Конечно, это глупо! Смешно! Не стоит внимания. Выглядит презренным ввиду задач, стоящих перед нацией. Не решает ни одного коренного вопроса, над которыми бьются лучшие патриотические умы России. Десяток кур — глупейших, кстати, созданий — какая низость, пошлость во времена эпохальных сдвигов и социальных катастроф!.. Ну а если эти десять кур спасли жизнь человека? Одного, конкретного, живого, пропадающего в битве гигантов?
Да и куры, надо сказать, красивейшие у него были! Золотисто-коричневые. С воронеными головками. Просто райские птицы. По мне, так они вовсе не глупые, а скорее простоватые. Дай им Бог здоровья, думал я. Другое дело, что, зная природу и извивы русской души, а также натуру моего друга, я ожидал охлаждения пыла у исследователя к затее, которой он отдавал все силы, талант, ум.
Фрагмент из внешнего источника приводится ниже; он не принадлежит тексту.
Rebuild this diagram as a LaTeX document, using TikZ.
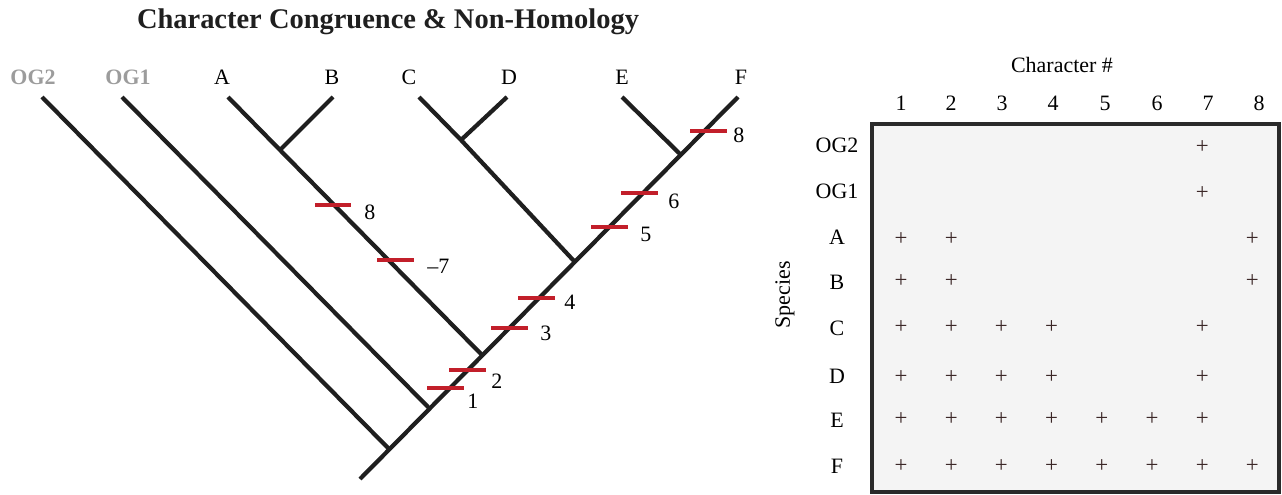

Знаем мы, что следует в русском сценарии следом за таким воодушевлением... В очередной раз приезжая к нему, боялся увидеть под кустом сирени окровавленный чурбан с сечкой из куриных перьев.
В самом деле, куриный период жизни моего друга вскоре закончился. Но не массовой казнью подопытных — банальной их распродажей.
После чего мой друг, будто сам уподобившись птице от долгого с ней сожительства, начал клевать клювами пальцев... клавиши старенького пианино в школьном зале.
Он тогда задался целью — музыке научиться.
Сорок лет человеку. Даже на расческе никогда не играл. И слуха-то, кажется, никогда не обнаруживал. И вот дома — на аккордеоне, взятом у бабушки-соседки (память о дедушке). А вечерами — в школьном зале на пианино. Много часов в день... И на этом порыве он еще одну зиму перемог. В результате стал играть на уровне третьего-четвертого класса музыкальной школы.
Бросил музыку — занялся бегом. С полгода совершал кроссы по пригородным лесам до умопомрачения.
А в только что прошедшую зиму по уникальным рисункам XVIII века, найденным в районном музее, в своей комнате изготовлял антикварную мебель: два кресла с узкими спинками и полированный столик...
Не хотелось бы мне завершать трехлетнюю, выдержанную сугубо в национальных мотивах историю его мирского скитничества заимствованным, заморским хеппи-эндом. Никогда бы я не пошел на это, если бы кропал классический рассказ. Но занимаясь здесь документальным описанием единственной и неповторимой судьбы или ее части, вынужден следовать за фактами.
Дочка от неудачного брака моего друга недавно удачно вышла замуж. За австралийца. И нынешней весной папочка получил из-за океана три тысячи баксов. И приглашение на три месяца погостить у зятя.
В марте я проводил его в Шереметьеве-2. Скоро должен вернуться. Порасспросим...
В финале этой истории, какую фонограмму подложить? Какую мелодию намурлыкать под шумок компьютерного вентилятора? Мотив преодоленного трагизма нашей жизни так слабо разработан в русской музыке!
2.НА КОНЦЕРТЕ "ЛЮБЭ"
"Скоро дело делается, да не скоро сказка сказывается".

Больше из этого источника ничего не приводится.